The facts gathered were hard ones —starting from access to carrying capacities, erosion of learning quality, poor staffing, and brain drain. As of that time, 1.25 million eager students – of 1.5 million applicants —are denied admission annually into universities. The whole shebang of the university system, the Ministry of Education noted, can take in just 150,000 – when about 1.2 million students, the committee confirmed, currently cram themselves in the institutions.
Way forward
In the past, several analysts and education experts have weighed in on the proliferation of fake degrees. An academic scholar, Kanu Success Ikechi, noted that “Nigerian universities don’t give a hoot about the reputation” of an honorary degree recipient.
“This is all the more surprising since even the award of the first degree by academic endeavour is typically predicated on good character,” added Ikechi. Dr Idris Oyemitan of the Department of Chemical and Physical Sciences, Faculty of Natural Sciences at the Walter Sisulu University in South Africa, suggested that the NUC and other regulatory agencies “look into this issue, intervene and restore sanity to end treacherous acts of our private universities.”

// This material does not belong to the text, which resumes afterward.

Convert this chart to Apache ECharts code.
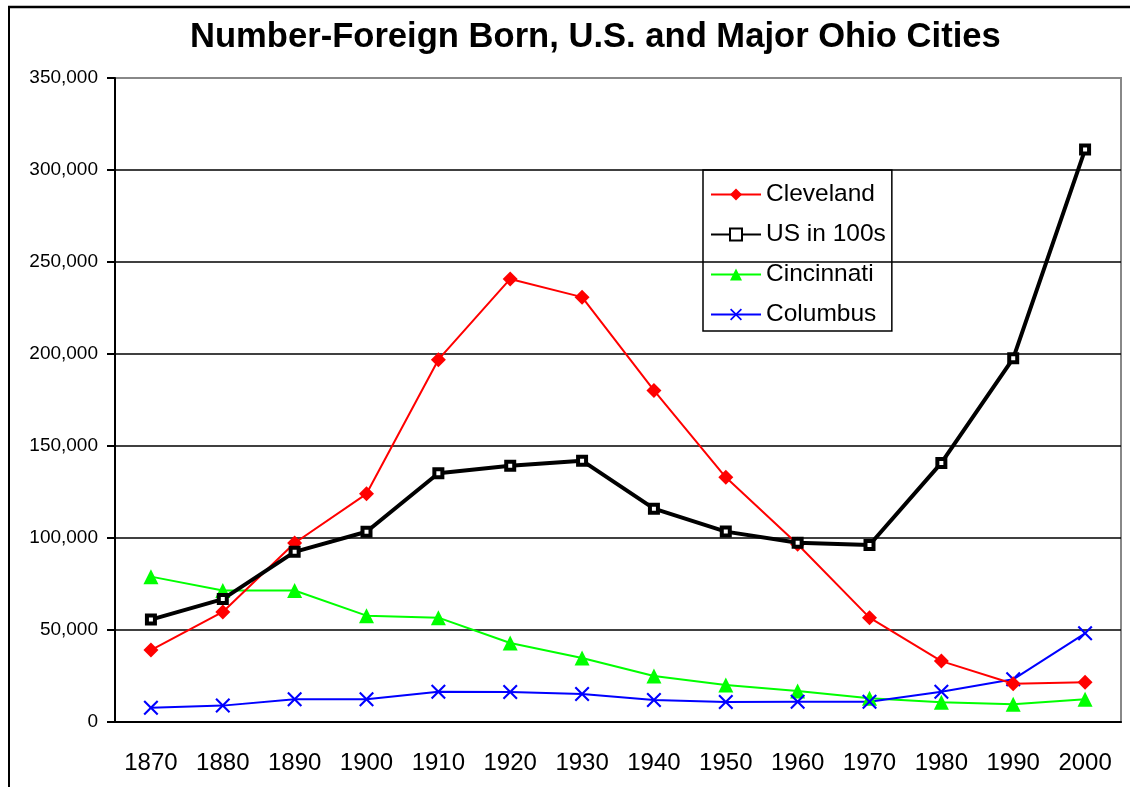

Experts also urged public–private and government-owned organisations to scrutinise academic institutions’ security symbols and seals and look out for the designation of the authority that signed, and the structure or chain of the expressions on the certificate. They also urged academic institutions and other employers of labour to contact issuing schools to verify the authenticity of certificates presented to them.
The Electronic Transcript Exchange (ETX-NG) and certificate verification system for Nigeria may be useful in this regard. The ETX-NG verifies the higher education and professional certification qualifications claimed by a graduate or member. Using highly secure Internet technology, the service provides an immediate response.
“This replaces the manual methods traditionally used by the country’s tertiary institutions, making the experience better for universities and better for employers. The primary purpose of verification is to confirm the academic record of those claiming to be successful students and to enable the truly qualified to secure the most rewarding positions.
“A significant proportion of job applicants admit to having exaggerated or embellished their academic qualifications. A smaller number have been found to have blatantly lied and invented totally fictitious qualifications. Some have performed no study at all and have purchased a bogus degree from a bogus institution,” the academic fraud buster said.
Speaking on the position of the law on forgery and penalty, Dayo Akinlaja (SAN), noted that forgery in whatever form is a criminal offence that attracts criminal sanctions. The legal luminary, however, clarified that the penalties vary from imprisonment to imposition of a fine.
A retired director of the SSS, Mike Ejiofor, said every political officeholder is supposed to have a background check of schools attended and qualifications obtained, which the SSS effectively carried out until 1998 when some politicians stripped the security agency of any power to carry out such checks.
Federal Government’s plan
The Federal Ministry of Education said it is already putting in place mechanisms to sanitise the sector, including dissuading the quest for degree certificates (locally or from foreign countries), through a re-invigorated focus on inclusivity and reliance on all skill sets. It reiterated its commitment to collaborate with stakeholders, including civil society organisations, to consistently enhance the Nigerian education system.